Estamos tomando el algo (¡las onces!) en la terraza de un centro comercial al occidente de Medellín. Ella está como quiere estar, según se dice. A pesar de los aguaceros sin fin de octubre, se ve bronceada, elástica, nada mohosa. Demasiada mujer para mí, pienso no sin desilusión: “Las nieves del tiempo platearon mi sien”, canta o cantaba Gardel. Parece leerme el pensamiento, sonríe picarona y me sigue el juego. “Sería pastor alemán”, dice. “Tú para mí eres, o sea, serías una setter irlandesa”, digo. “Confunda, pero no ofenda: yo soy pastor alemán desde chiquita”.

Paso por alto el desengaño. “Te traje un regalo”, digo. Los perros duros no bailan, de Arturo Pérez-Reverte. Es una obra breve, 160 páginas, en Alfaguara. Isabel agradece con una sonrisa de reina de belleza y dice: “Ya lo tengo, ya lo leí”. Suspiro, suspiro, suspiro. “¿Y te gustó?”, pregunto para tratar de recuperar el ánimo. “Qué vaina contigo, Mejillón: a mí me gusta todo lo que escribe Pérez-Reverte”. “A mí también”, digo. “Sí”, dice, “por ahí vi que en alguna parte escribiste que los cuatro bates de la literatura en España hoy en día son Javier Marías, Eduardo Mendoza, Arturo Pérez-Reverte y Almudena Grandes”. “Así es: jonroneros puros”.

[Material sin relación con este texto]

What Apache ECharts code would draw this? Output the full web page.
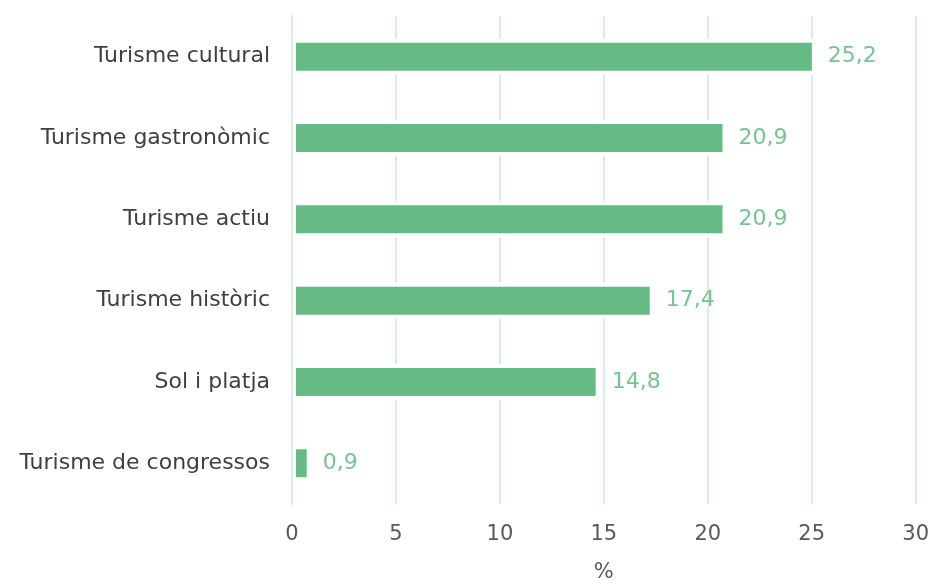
<!DOCTYPE html>
<html>
<head>
    <meta charset="utf-8">
    <title>Turisme</title>
    <script type="text/javascript" src="https://cdn.jsdelivr.net/npm/echarts@6/dist/echarts.min.js"></script>
    <style>
        html, body { margin: 0; padding: 0; background: #fff; }
    </style>
</head>
<body>
    <div id="main" style="width:932px;height:588px;"></div>
    <script type="text/javascript">
    // dades (de baix a dalt, com les llegeix l'eix de categories)
    var categories = ['Turisme de congressos', 'Sol i platja', 'Turisme històric', 'Turisme actiu', 'Turisme gastronòmic', 'Turisme cultural'];
    var values = [0.9, 14.8, 17.4, 20.9, 20.9, 25.2];
    var xTicks = { min: 0, max: 30, interval: 5 };

    var myChart = echarts.init(document.getElementById('main'));
    var font = 'DejaVu Sans';

    var option = {
        animation: false,
        grid: {
            left: 292,
            right: 16,
            top: 16,
            bottom: 82
        },
        xAxis: {
            type: 'value',
            min: xTicks.min,
            max: xTicks.max,
            interval: xTicks.interval,
            name: '%',
            nameLocation: 'middle',
            nameGap: 58,
            nameTextStyle: { color: '#595959', fontSize: 21, fontFamily: font },
            axisLine: { show: false },
            axisTick: { show: false },
            axisLabel: { color: '#595959', fontSize: 21, fontFamily: font, margin: 20 },
            splitLine: { lineStyle: { color: '#d9ede0', width: 2 } },
            z: 0
        },
        yAxis: {
            type: 'category',
            data: categories,
            z: 10,
            axisLine: { lineStyle: { color: '#d9ede0', width: 2 } },
            axisTick: { length: 7, lineStyle: { color: '#d9ede0', width: 2 } },
            axisLabel: { color: '#404040', fontSize: 22, fontFamily: font, margin: 22 }
        },
        series: [{
            type: 'bar',
            data: values,
            barWidth: 36,
            itemStyle: {
                color: '#66bb84',
                borderColor: '#ffffff',
                borderWidth: 4
            },
            label: {
                show: true,
                position: 'right',
                distance: 12,
                color: '#74c592',
                fontSize: 22,
                fontFamily: font,
                formatter: function (p) {
                    return p.value.toFixed(1).replace('.', ',');
                }
            }
        }]
    };
    myChart.setOption(option);
    </script>
</body>
</html>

Los perros duros no bailan se llama así por Los hombres duros no bailan, una excitante novela policíaca de Norman Mailer, publicada en 1984”, explica Isabel. “La de Mailer es una tromba de sexo cochino, como te gusta a ti. La de Pérez-Reverte es una historia de amor y lealtad. Hay un triángulo típico: dos machos y una hembra”. “Negro, Teo y Dido”, digo. “Negro es mestizo, cruce de mastín español y fila brasileño”, dice Isabel. “Pesa 50 kilos, mide 74 centímetros de talla y fue campeón en peleas de perros, un asesino en uso de buen retiro. Teo es un sabueso rodesiano, pelo trigueño rojizo, de patas musculosas, seguro y juguetón”. “Y Dido”, digo yo, “es una setter irlandesa tirando a rubia, demasiada perra”. “Estaba tan buena”, se ríe Isabel, “que derretía el asfalto con sólo mover el rabo. Al principio, Dido está con los dos, pero después se queda con Teo”. “Es una novela deliciosa, tierna, encantadora. El tono es fluido y el estilo es el clásico de un gran inventor de historias”, digo. “Con Pérez-Reverte tú serías un labrador”, apuntilla Isabel y me da un pico en cada mejilla, alabado sea Eros.

Rabito: Gustavo Arango, el buen escritor antioqueño que vive y escribe en Oneonta, estado de Nueva York, me contó que hablando con la viuda de Juan Carlos Onetti, uno de nuestros profetas literarios, ella le dijo que cuando su marido quedaba contento, “cuando algún texto hermoso salía de sus manos”, escribía siempre las mismas iniciales en el interior de las tapas de sus cuadernos: “dtsmledgesecbteetlmybeefdtvj”. Es decir: “Dios te salve, María, llena eres de gracia. El señor es contigo. Bendita tú eres entre todas las mujeres y bendito es el fruto de tu vientre, Jesús”.

Rabillo: Onetti, obvio, era ateo. ¡Benditos los ateos felices!